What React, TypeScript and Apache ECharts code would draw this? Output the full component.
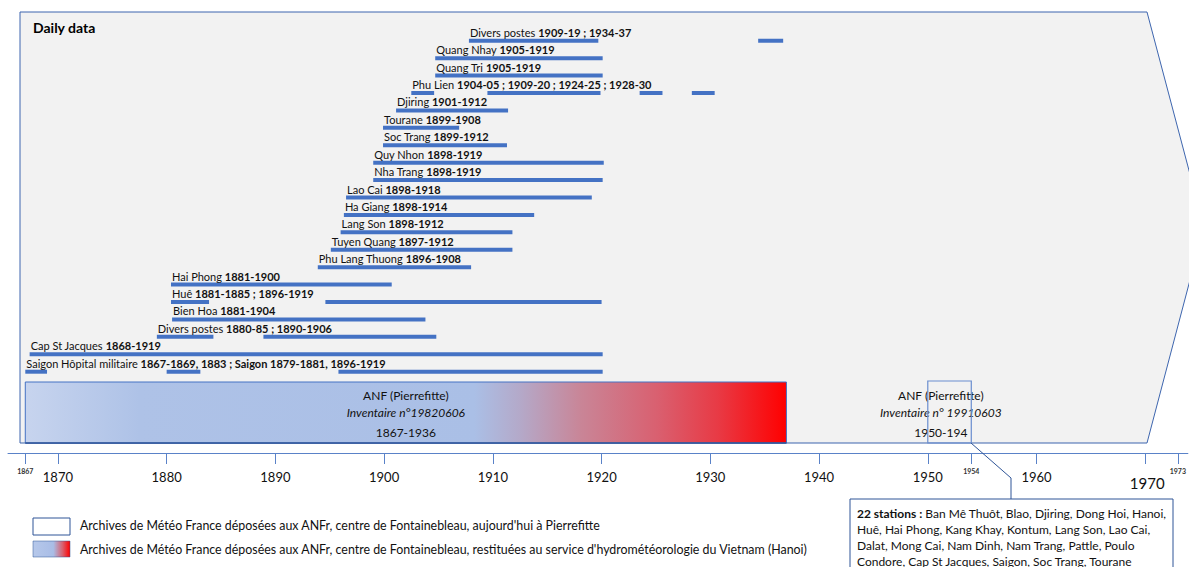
import React, { useEffect, useRef } from "react";
import * as echarts from "echarts";

// ---------- data ----------
// rows from bottom (0) to top (19)
const stationNames = [
  "Saigon Hôpital militaire",
  "Cap St Jacques",
  "Divers postes",
  "Bien Hoa",
  "Huê",
  "Hai Phong",
  "Phu Lang Thuong",
  "Tuyen Quang",
  "Lang Son",
  "Ha Giang",
  "Lao Cai",
  "Nha Trang",
  "Quy Nhon",
  "Soc Trang",
  "Tourane",
  "Djiring",
  "Phu Lien",
  "Quang Tri",
  "Quang Nhay",
  "Divers postes",
];

const stationYears = [
  "1867-1869, 1883 ; Saigon 1879-1881, 1896-1919",
  "1868-1919",
  "1880-85 ; 1890-1906",
  "1881-1904",
  "1881-1885 ; 1896-1919",
  "1881-1900",
  "1896-1908",
  "1897-1912",
  "1898-1912",
  "1898-1914",
  "1898-1918",
  "1898-1919",
  "1898-1919",
  "1899-1912",
  "1899-1908",
  "1901-1912",
  "1904-05 ; 1909-20 ; 1924-25 ; 1928-30",
  "1905-1919",
  "1905-1919",
  "1909-19 ; 1934-37",
];

// bar segments [start, end] in years
const stationPeriods: number[][][] = [
  [[1867.0, 1869.0], [1880.0, 1883.1], [1895.8, 1920.1]],
  [[1867.4, 1920.1]],
  [[1879.1, 1884.3], [1888.9, 1904.8]],
  [[1880.5, 1903.8]],
  [[1880.4, 1883.9], [1894.6, 1920.0]],
  [[1880.4, 1900.7]],
  [[1893.9, 1908.0]],
  [[1895.1, 1911.8]],
  [[1896.0, 1911.8]],
  [[1896.3, 1913.8]],
  [[1896.5, 1919.1]],
  [[1899.0, 1920.1]],
  [[1899.0, 1920.2]],
  [[1899.9, 1911.3]],
  [[1899.9, 1906.9]],
  [[1901.1, 1911.4]],
  [[1902.5, 1904.6], [1909.5, 1919.9], [1923.5, 1925.6], [1928.3, 1930.4]],
  [[1904.7, 1920.1]],
  [[1904.7, 1920.1]],
  [[1907.8, 1919.7], [1934.4, 1936.7]],
];

const archiveFrom = [1867, 1950];
const archiveTo = [1937, 1954];
const archiveLabelAt = [1902, 1951.2];
const archiveTitles = ["ANF (Pierrefitte)", "ANF (Pierrefitte)"];
const archiveInventories = ["Inventaire n°19820606", "Inventaire n° 19910603"];
const archivePeriods = ["1867-1936", "1950-194"];

const tickYears = [1867, 1870, 1880, 1890, 1900, 1910, 1920, 1930, 1940, 1950, 1954, 1960, 1970, 1973];
const smallTickYears = [1867, 1954, 1973];

const legendTexts = [
  "Archives de Météo France déposées aux ANFr, centre de Fontainebleau, aujourd'hui à Pierrefitte",
  "Archives de Météo France déposées aux ANFr, centre de Fontainebleau, restituées au service d'hydrométéorologie du Vietnam (Hanoi)",
];

const infoLines = [
  "Ban Mê Thuôt, Blao, Djiring, Dong Hoi, Hanoi,",
  "Huê, Hai Phong, Kang Khay, Kontum, Lang Son, Lao Cai,",
  "Dalat, Mong Cai, Nam Dinh, Nam Trang, Pattle, Poulo",
  "Condore, Cap St Jacques, Saigon, Soc Trang, Tourane",
];

const FONT = "Lato, 'Open Sans', sans-serif";
const BAR = "#4472C4";
const DARK = "#2F5597";

function mainGradient() {
  return new echarts.graphic.LinearGradient(0, 0, 1, 0, [
    { offset: 0, color: "#c7d4ee" },
    { offset: 0.15, color: "#aec2e7" },
    { offset: 0.59, color: "#aabfe6" },
    { offset: 0.65, color: "#b4a9c9" },
    { offset: 0.73, color: "#c98597" },
    { offset: 0.83, color: "#d96070" },
    { offset: 0.91, color: "#e83a45" },
    { offset: 1, color: "#ff0000" },
  ]);
}

export default function App() {
  const ref = useRef<HTMLDivElement>(null);

  useEffect(() => {
    if (!ref.current) return;
    const chart = echarts.init(ref.current, null, { renderer: "svg" });

    const option: any = {
      animation: false,
      grid: { left: 8, right: 0, top: 12, bottom: 114 },
      xAxis: {
        type: "value",
        min: 1865.41,
        max: 1973.92,
        position: "bottom",
        splitLine: { show: false },
        axisLine: { show: true, onZero: false, lineStyle: { color: "#5a82c8", width: 1 } },
        axisTick: {
          show: true,
          customValues: tickYears,
          length: 11,
          lineStyle: { color: "#5a82c8", width: 1 },
        },
        axisLabel: {
          show: true,
          customValues: tickYears,
          margin: 14,
          color: "#111",
          fontFamily: FONT,
          formatter: (v: number) => {
            if (smallTickYears.indexOf(v) >= 0) return `{s|${v}}`;
            if (v === 1970) return `{l|${v}}`;
            return `{m|${v}}`;
          },
          rich: {
            m: { fontSize: 13, fontFamily: FONT, color: "#111", padding: [3, 0, 0, 0] },
            s: { fontSize: 7, fontFamily: FONT, color: "#333", fontWeight: "bold" },
            l: { fontSize: 15, fontFamily: FONT, color: "#111", padding: [8, 0, 0, 4] },
          },
        },
      },
      yAxis: {
        type: "value",
        min: -4.667,
        max: 20.65,
        show: false,
        splitLine: { show: false },
      },
      graphic: [
        {
          type: "polygon",
          z: -10,
          shape: {
            points: [
              [20, 12],
              [1147, 12],
              [1204, 227],
              [1147, 443],
              [20, 443],
            ],
          },
          style: { fill: "#f2f2f2", stroke: "#3d65ae", lineWidth: 1 },
        },
        {
          type: "text",
          left: 33,
          top: 20,
          style: { text: "Daily data", font: `bold 14px ${FONT}`, fill: "#000" },
        },
        {
          type: "polyline",
          z: 5,
          shape: { points: [[971, 443], [1011, 478], [1011, 499]] },
          style: { stroke: DARK, lineWidth: 1, fill: null },
        },
        {
          type: "rect",
          z: 5,
          shape: { x: 850, y: 499, width: 323, height: 100 },
          style: { fill: "#fff", stroke: DARK, lineWidth: 1 },
        },
        {
          type: "text",
          z: 6,
          left: 857,
          top: 505,
          style: {
            text: "{b|22 stations :} " + infoLines.join("\n"),
            font: `12px ${FONT}`,
            lineHeight: 16,
            fill: "#111",
            rich: {
              b: { fontWeight: "bold", fontSize: 12, fontFamily: FONT, lineHeight: 16, fill: "#111" },
            },
          },
        },
        {
          type: "rect",
          shape: { x: 33, y: 518, width: 37, height: 17 },
          style: { fill: "#fff", stroke: DARK, lineWidth: 1 },
        },
        {
          type: "text",
          left: 80,
          top: 519,
          style: { text: legendTexts[0], font: `12.4px ${FONT}`, fill: "#111" },
        },
        {
          type: "rect",
          shape: { x: 33, y: 541, width: 37, height: 16 },
          style: {
            fill: new echarts.graphic.LinearGradient(0, 0, 1, 0, [
              { offset: 0, color: "#b6c8ea" },
              { offset: 0.55, color: "#a9bde6" },
              { offset: 0.8, color: "#d9606e" },
              { offset: 1, color: "#ff0000" },
            ]),
            stroke: DARK,
            lineWidth: 0.5,
          },
        },
        {
          type: "text",
          left: 80,
          top: 543,
          style: { text: legendTexts[1], font: `12.4px ${FONT}`, fill: "#111" },
        },
      ],
      series: [
        {
          type: "custom",
          name: "archives",
          z: 1,
          data: archiveFrom.map((f, i) => [f, -2, archiveTo[i]]),
          renderItem: (params: any, api: any) => {
            const i = params.dataIndex;
            const cs = params.coordSys;
            const bottom = cs.y + cs.height;
            const p0 = api.coord([archiveFrom[i], 0]);
            const p1 = api.coord([archiveTo[i], 0]);
            const pc = api.coord([archiveLabelAt[i], 0]);
            const top = bottom - 71;
            const h = 61;
            const children: any[] = [];
            if (i === 0) {
              children.push({
                type: "rect",
                shape: { x: p0[0], y: top, width: p1[0] - p0[0], height: h },
                style: { fill: mainGradient(), stroke: "#4472C4", lineWidth: 1 },
              });
              children.push({
                type: "line",
                shape: { x1: p0[0], y1: top + h, x2: p1[0], y2: top + h },
                style: { stroke: DARK, lineWidth: 1.5 },
              });
            }
            children.push({
              type: "text",
              style: {
                x: pc[0], y: top + 13, text: archiveTitles[i],
                font: `12px ${FONT}`, fill: "#111", align: "center", verticalAlign: "middle",
              },
            });
            children.push({
              type: "text",
              style: {
                x: pc[0], y: top + 30, text: archiveInventories[i],
                font: `italic 12px ${FONT}`, fill: "#111", align: "center", verticalAlign: "middle",
              },
            });
            children.push({
              type: "text",
              style: {
                x: pc[0], y: top + 50, text: archivePeriods[i],
                font: `12px ${FONT}`, fill: "#111", align: "center", verticalAlign: "middle",
              },
            });
            if (i === 1) {
              children.push({
                type: "rect",
                shape: { x: p0[0], y: top - 1, width: p1[0] - p0[0], height: h + 1 },
                style: { fill: "rgba(0,0,0,0)", stroke: "#6a8dcf", lineWidth: 1.2 },
              });
            }
            return { type: "group", children };
          },
        },
        {
          type: "custom",
          name: "stations",
          z: 2,
          data: stationNames.map((_, i) => [stationPeriods[i][0][0], i]),
          renderItem: (params: any, api: any) => {
            const i = params.dataIndex;
            const segs = stationPeriods[i];
            const children: any[] = segs.map(([a, b]) => {
              const q0 = api.coord([a, i]);
              const q1 = api.coord([b, i]);
              return {
                type: "rect",
                shape: { x: q0[0], y: q0[1] - 2, width: q1[0] - q0[0], height: 4 },
                style: { fill: BAR },
              };
            });
            const s = api.coord([segs[0][0], i]);
            children.push({
              type: "text",
              style: {
                x: s[0] + 1,
                y: s[1] - 8.5,
                text: `{n|${stationNames[i]}} {y|${stationYears[i]}}`,
                align: "left",
                verticalAlign: "middle",
                font: `11px ${FONT}`,
                fill: "#111",
                rich: {
                  n: { fontSize: 11, fontFamily: FONT, fill: "#111" },
                  y: { fontSize: 11, fontFamily: FONT, fill: "#111", fontWeight: "bold" },
                },
              },
            });
            return { type: "group", children };
          },
        },
      ],
    };

    chart.setOption(option);
    return () => chart.dispose();
  }, []);

  return (
    <div
      ref={ref}
      style={{ position: "fixed", left: 0, top: 0, width: 1189, height: 567, background: "#fff" }}
    />
  );
}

════════

*To do*:
Transcribe the opening line of the listing above, please, and every line after it through the line with "import * as", word for word, without pictures.

*Reply to the task*:
What React, TypeScript and Apache ECharts code would draw this? Output the full component.
import React, { useEffect, useRef } from "react";
import * as echarts from "echarts";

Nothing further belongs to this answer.